Bill, knowing my desire to further understand the fourth gospel, bought me a copy of Christopher Skinner’s Reading John when he saw that I was trying to win a copy from the Jesus Blog. We have a plethora of books in our home, many of which have been faithfully opened and bookmarked for my personal study by the aforementioned husband of mine, but I have mostly felt frustrated and completely out of my depth.
Reading Skinner’s foreword was encouraging. He states that the book is about “thinking at the highest level and communicating with those who want to learn” and though it isn’t the mission statement, per se, it very well could be. This book strikes just the right tone for readers like me who would like to dive into further study, but aren’t strong swimmers. Yet.
It’s a life jacket. I have to keep kicking, but I’m not going to drown. Hallelujah.
The book systematically discusses the different aspects that are important for a better reading and context for the Gospel of John. Chapter by chapter, Skinner gently guides the reader through the the differences between this gospel and the synoptics, the language used by the author and the scholarship surrounding the mystery of the writer himself.

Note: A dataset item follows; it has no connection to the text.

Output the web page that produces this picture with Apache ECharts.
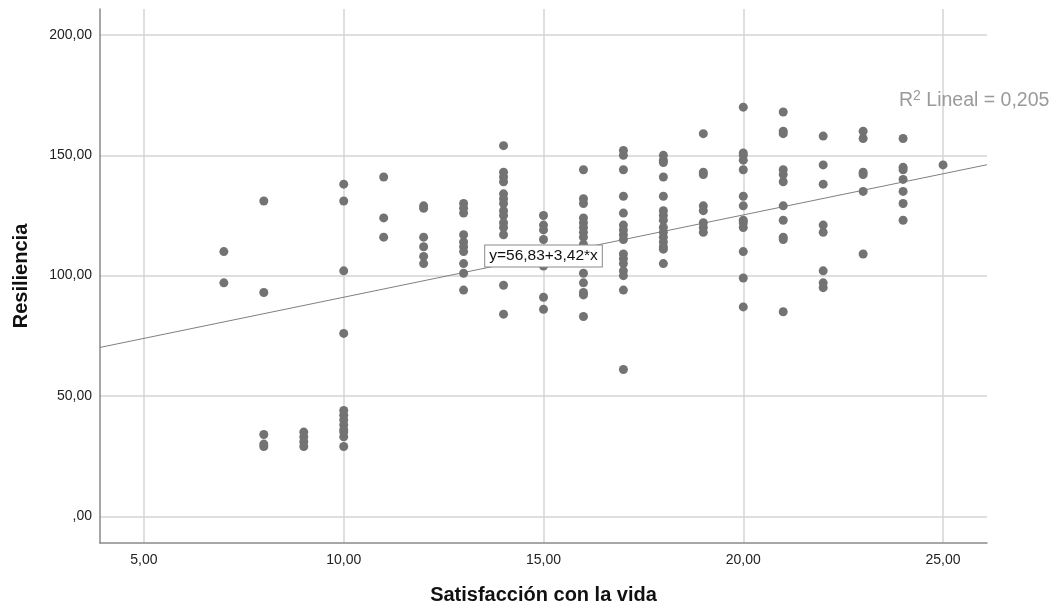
<!DOCTYPE html>
<html>
<head>
<meta charset="utf-8">
<script src="https://cdn.jsdelivr.net/npm/echarts@6/dist/echarts.min.js"></script>
<style>
html,body{margin:0;padding:0;background:#fff;}
#chart{width:1064px;height:608px;}
</style>
</head>
<body>
<div id="chart"></div>
<script>
// Satisfacción con la vida (x) values and the Resiliencia values observed at each
const satisfaccion = [7, 8, 9, 10, 11, 12, 13, 14, 15, 16, 17, 18, 19, 20, 21, 22, 23, 24, 25];
const resiliencia = [
  [110, 97],
  [131, 93, 34, 30, 29],
  [35, 33, 31, 29],
  [138, 131, 102, 76, 44, 42, 40, 38, 36, 35, 33, 29],
  [141, 124, 116],
  [129, 128, 116, 112, 108, 105],
  [130, 128, 126, 117, 114, 112, 110, 105, 101, 94],
  [154, 143, 141, 139, 134, 132, 130, 127, 125, 122, 120, 117, 96, 84],
  [125, 121, 119, 115, 110, 108, 104, 91, 86],
  [144, 132, 130, 124, 122, 120, 118, 116, 113, 110, 106, 101, 97, 93, 92, 83],
  [152, 150, 144, 133, 126, 121, 119, 117, 115, 109, 107, 105, 102, 100, 94, 61],
  [150, 148, 147, 141, 133, 127, 125, 123, 120, 118, 116, 114, 112, 111, 105],
  [159, 143, 142, 129, 127, 122, 120, 118],
  [170, 151, 150, 148, 144, 133, 129, 123, 122, 120, 110, 99, 87],
  [168, 160, 159, 144, 142, 139, 129, 123, 116, 115, 85],
  [158, 146, 138, 121, 118, 102, 97, 95],
  [160, 157, 143, 142, 135, 109],
  [157, 145, 144, 140, 135, 130, 123],
  [146]
];
// Linear fit
const intercept = [56.83];
const slope = [3.42];
const r2 = ['0,205'];
const eqLabelX = [15];
// Tick labels
const xTicks = [5, 10, 15, 20, 25];
const yTicks = [0, 50, 100, 150, 200];
const xRange = [3.9, 26.1];
const yRange = [-11.1, 210.8];

const points = [];
satisfaccion.forEach((x, i) => resiliencia[i].forEach(y => points.push([x, y])));
const fit = x => intercept[0] + slope[0] * x;
const fmt = v => v === 0 ? ',00' : v.toFixed(2).replace('.', ',');

const FONT = '"Liberation Sans", Arial, sans-serif';
const chart = echarts.init(document.getElementById('chart'), null, {renderer: 'canvas'});
chart.setOption({
  animation: false,
  backgroundColor: '#ffffff',
  textStyle: {fontFamily: FONT},
  grid: {left: 100, right: 77, top: 9, bottom: 65, containLabel: false, outerBoundsMode: 'none'},
  xAxis: {
    type: 'value', min: xRange[0], max: xRange[1],
    name: 'Satisfacción con la vida', nameLocation: 'middle', nameGap: 42,
    nameTextStyle: {fontFamily: FONT, fontWeight: 'bold', fontSize: 20, color: '#111'},
    axisLine: {show: true, onZero: false, lineStyle: {color: '#8a8a8a', width: 1.5}},
    axisTick: {show: false, customValues: xTicks},
    axisLabel: {customValues: xTicks, formatter: fmt, fontFamily: FONT, fontSize: 14, color: '#222', margin: 10},
    splitLine: {show: true, lineStyle: {color: '#d4d4d4', width: 1.5}}
  },
  yAxis: {
    type: 'value', min: yRange[0], max: yRange[1],
    name: 'Resiliencia', nameLocation: 'middle', nameGap: 69, nameRotate: 90,
    nameTextStyle: {fontFamily: FONT, fontWeight: 'bold', fontSize: 20, color: '#111'},
    axisLine: {show: true, onZero: false, lineStyle: {color: '#8a8a8a', width: 1.5}},
    axisTick: {show: false, customValues: yTicks},
    axisLabel: {customValues: yTicks, formatter: fmt, fontFamily: FONT, fontSize: 14, color: '#222', margin: 8},
    splitLine: {show: true, lineStyle: {color: '#d4d4d4', width: 1.5}}
  },
  series: [
    {
      type: 'line',
      data: [[xRange[0], fit(xRange[0])], [xRange[1], fit(xRange[1])]],
      showSymbol: false, symbol: 'none',
      lineStyle: {color: '#808080', width: 1},
      z: 3,
      markPoint: {
        symbol: 'rect', symbolSize: 0,
        data: [{coord: [eqLabelX[0], fit(eqLabelX[0])]}],
        label: {
          show: true, position: 'inside',
          formatter: 'y=' + intercept[0].toFixed(2).replace('.', ',') + '+' + slope[0].toFixed(2).replace('.', ',') + '*x',
          fontFamily: FONT, fontSize: 15.5, color: '#111',
          backgroundColor: '#ffffff', borderColor: '#8a8a8a', borderWidth: 1,
          padding: [3, 4, 2, 4]
        },
        z: 10
      }
    },
    {
      type: 'scatter',
      data: points,
      symbol: 'circle', symbolSize: 9,
      itemStyle: {color: '#737373', opacity: 1},
      z: 4
    }
  ],
  graphic: [
    {
      type: 'text', left: 899, top: 89,
      style: {
        text: '{r|R}{s|2}{r| Lineal = ' + r2[0] + '}',
        rich: {
          r: {fontFamily: FONT, fontSize: 19.5, fill: '#9a9a9a', verticalAlign: 'bottom'},
          s: {fontFamily: FONT, fontSize: 14, fill: '#9a9a9a', verticalAlign: 'top', padding: [0, 0, 8, 0]}
        }
      },
      z: 20
    }
  ]
});
</script>
</body>
</html>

His writing is clear, and the use of analogies at the beginning of a new topic is helpful. Even better, once he’s done describing the analogy, whether it’s watching the movie Toy Story, or his wife’s feelings about the end of a great fiction series, his switch into academic language is not jarring. You get the sense that the author is a good classroom teacher- one who truly wants his students to get the topic and will meet them where they are without a condescending tone.
The chapter on the language of the gospel (“An Alien Tongue”) was a personal favorite in which Skinner discusses the use of irony, double entendre and literary asides. It is read-out-loud-to-your-spouse-able, and definitely flipped a light switch on for me.
Because an interest in the Samaritan woman is how I got into this mess to begin with, I do wish the book had elaborated a bit more on her character, rather than taking the tact of predecessors and assuming her “marginalized” status, but I’m truly influenced by Cohick’s scholarship which infers that there is more to her character than just ostracized hussy. Comparing and contrasting the story of the woman at the well with the conversation Jesus had with Nicodemus is the context for bringing her up, so I appreciate that he had other fish to fry.
While reading, I found myself making connections and moving along a trail of thought only to find it confirmed at the end of the chapter/paragraph. That’s damn good writing right there, and it works on two levels. One, obviously- it helps guide the reader to the conclusion the author is making and two- it makes the reader believe in their ability to think/process/learn. Now I feel smart, or at the very least, not dumb. I think I can tackle Bauckham with less frustration.
I will be keeping this book on my shelf and referencing it, not just for the valuable material it contains, but as a reminder that there is a way through the difficulties of studying the New Testament, and that there are people out there who have blazed a trail and who want others to find their way.
PS. I just finished reading Bauckham’s “The Beloved Disciple as the Ideal Author” from “The Testimony of the Beloved Disciple." It's hard to believe how different the experience of reading it AFTER finishing Skinner’s book was from before when I threw the book down in tears of frustration. It is literally like night and day.
Four stars and two thumbs up for Reading John.